Revolution Analytics

Revolution Analytics is a statistical software company focused on developing open source and "open-core"versions of the free and open source software R for enterprise, academic and analytics customers. Revolution Analytics was founded in 2007 as REvolution Computing providing support and services for R in a model similar to Red Hat's approach with Linux in the 1990s as well as bolt-on additions for parallel processing. In 2009 the company received nine million in venture capital from Intel along with a private equity firm and named Norman H. Nie as their new CEO. In 2010 the company announced the name change as well as a change in focus. Their core product, Revolution R, would be offered free to academic users and their commercial software would focus on big data, large scale multiprocessor (or "high performance") computing, and multi-core functionality.

Microsoft announced on January 23, 2015 that they had reached an agreement to purchase Revolution Analytics for an as yet undisclosed amount.

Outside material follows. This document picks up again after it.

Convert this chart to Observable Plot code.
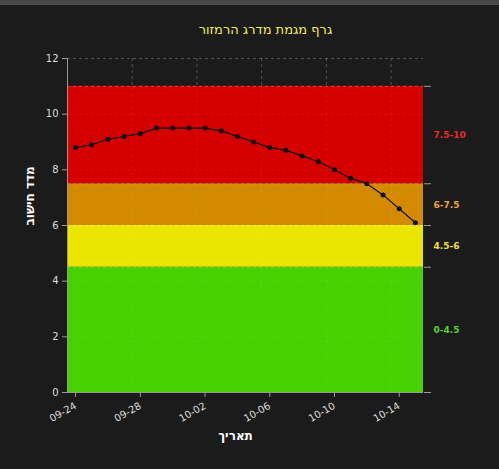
<!DOCTYPE html>
<html><head><meta charset="utf-8">
<script src="https://cdn.jsdelivr.net/npm/d3@7"></script>
<script src="https://cdn.jsdelivr.net/npm/@observablehq/plot@0.6"></script>
<style>
html,body{margin:0;padding:0;background:#1b1b1b;}
#topbar{position:absolute;left:0;top:0;width:499px;height:5px;background:#4a4a4a;}
#chart{position:absolute;left:0;top:0;}
</style></head>
<body><div id="chart"></div><div id="topbar"></div>
<script>
const dates = ["2023-09-24","2023-09-25","2023-09-26","2023-09-27","2023-09-28","2023-09-29","2023-09-30","2023-10-01","2023-10-02","2023-10-03","2023-10-04","2023-10-05","2023-10-06","2023-10-07","2023-10-08","2023-10-09","2023-10-10","2023-10-11","2023-10-12","2023-10-13","2023-10-14","2023-10-15"];
const values = [8.8,8.9,9.1,9.2,9.3,9.5,9.5,9.5,9.5,9.4,9.2,9.0,8.8,8.7,8.5,8.3,8.0,7.7,7.5,7.1,6.6,6.1];
const bandLow = [0, 4.5, 6, 7.5];
const bandHigh = [4.5, 6, 7.5, 11];
const bandLabels = ["0-4.5","4.5-6","6-7.5","7.5-10"];
const bandFill = ["#47d100","#ebe600","#d48a00","#d40000"];
const bandLabelColor = ["#52d42a","#eee040","#f0a040","#e82a2a"];
const xTicks = ["2023-09-24","2023-09-28","2023-10-02","2023-10-06","2023-10-10","2023-10-14"];
const yTicks = [0,2,4,6,8,10,12];
const title = "גרף מגמת מדרג הרמזור";
const xLabel = "תאריך";
const yLabel = "מדד חישוב";

const parse = s => new Date(s + "T00:00:00Z");
const data = dates.map((d,i)=>({date: parse(d), v: values[i]}));
const bands = bandLow.map((lo,i)=>({lo, hi: bandHigh[i], mid:(lo+bandHigh[i])/2, label: bandLabels[i], fill: bandFill[i], lc: bandLabelColor[i]}));
const halfDay = 12*3600*1000;
const xDomain = [new Date(parse(dates[0]) - halfDay), new Date(+parse(dates[dates.length-1]) + halfDay)];
const tickDates = xTicks.map(parse);
const gridDates = tickDates.map(d => new Date(d - halfDay));

const chart = Plot.plot({
  width: 499, height: 469,
  marginLeft: 67, marginRight: 76, marginTop: 58, marginBottom: 77,
  style: {background: "#1b1b1b", color: "#ddd", fontFamily: "DejaVu Sans, sans-serif", fontSize: "10px"},
  x: {type: "utc", domain: xDomain},
  y: {domain: [0, 12]},
  marks: [
    Plot.gridX(gridDates, {stroke: "#aaa", strokeOpacity: 0.3, strokeDasharray: "3,3"}),
    Plot.gridY(yTicks, {stroke: "#aaa", strokeOpacity: 0.3, strokeDasharray: "3,3"}),
    Plot.rect(bands, {y1: "lo", y2: "hi", fill: "fill"}),
    Plot.gridX(gridDates, {stroke: "#fff", strokeOpacity: 0.07, strokeDasharray: "3,3"}),
    Plot.gridY(yTicks, {stroke: "#fff", strokeOpacity: 0.07, strokeDasharray: "3,3"}),
    Plot.ruleY(bandLow.slice(1).concat([11]), {stroke: "#fff", strokeOpacity: 0.25, strokeDasharray: "3,3"}),
    Plot.axisY(yTicks, {anchor: "left", tickSize: 5, tickPadding: 4, stroke: "#999", fill: "#ddd", label: null, fontSize: 10}),
    Plot.ruleX([xDomain[0]], {stroke: "#999"}),
    Plot.axisX(tickDates, {anchor: "bottom", tickSize: 5, tickRotate: -30, tickFormat: d3.utcFormat("%m-%d"), stroke: "#999", fill: "#ddd", label: null, fontSize: 10}),
    Plot.ruleY([0], {stroke: "#999", x1: xDomain[0], x2: xDomain[1]}),
    Plot.axisY([0,4.5,6,7.5,11], {anchor: "right", tickSize: 7, tickFormat: () => "", stroke: "#999", label: null}),
    Plot.text(bands, {y: "mid", text: "label", fill: "lc", frameAnchor: "right", dx: 10, textAnchor: "start", fontWeight: "bold", fontSize: 9}),
    Plot.line(data, {x: "date", y: "v", stroke: "#111", strokeWidth: 1.2}),
    Plot.dot(data, {x: "date", y: "v", fill: "#111", r: 2.5}),
    Plot.text([title], {frameAnchor: "top", dy: -34, dx: 20, fill: "#eeee55", fontSize: 13, text: d => d}),
    Plot.text([xLabel], {frameAnchor: "bottom", dy: 47, dx: -10, fill: "#fff", fontSize: 12, fontWeight: "bold", text: d => d}),
    Plot.text([yLabel], {frameAnchor: "left", dx: -37, rotate: -90, fill: "#fff", fontSize: 12, fontWeight: "bold", text: d => d})
  ]
});
document.getElementById("chart").appendChild(chart);
</script>
</body></html>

Unlike analytics products offered by SAS Institute, R does not natively handle datasets larger than main memory. In 2010 Revolution Analytics introduced ScaleR, a package for Revolution R Enterprise designed to handle big data through a high-performance disk-based data store called XDF (not related to IBM's Extensible Data Format) and high performance computing across large clusters.[16] The release of ScaleR marked a push away from consulting and services alone to custom code and a la carte package pricing.[17] ScaleR also works with Apache Hadoop and other distributed file systems and Revolution Analytics has partnered with IBM to further integrate Hadoop into Revolution R.[18][19] Packages to integrate Hadoop and MapReduce into open source R can also be found on the community package repository, CRAN.

In comparison to developers of similar analytics tools, Revolution Analytics is a small company; in 2010 the company had a projected revenue of $8–11 million, but no official records of revenue or profit were published in their projections.According to Nie, the increased use of R - a fully fledged programming language, in contrast to other analytics packages - within academia is helping the company to grow quickly. Community vice president David Smith suggested that movement away from "black box" analytics toward open source tools in general supported vendors like Revolution over solely proprietary tools.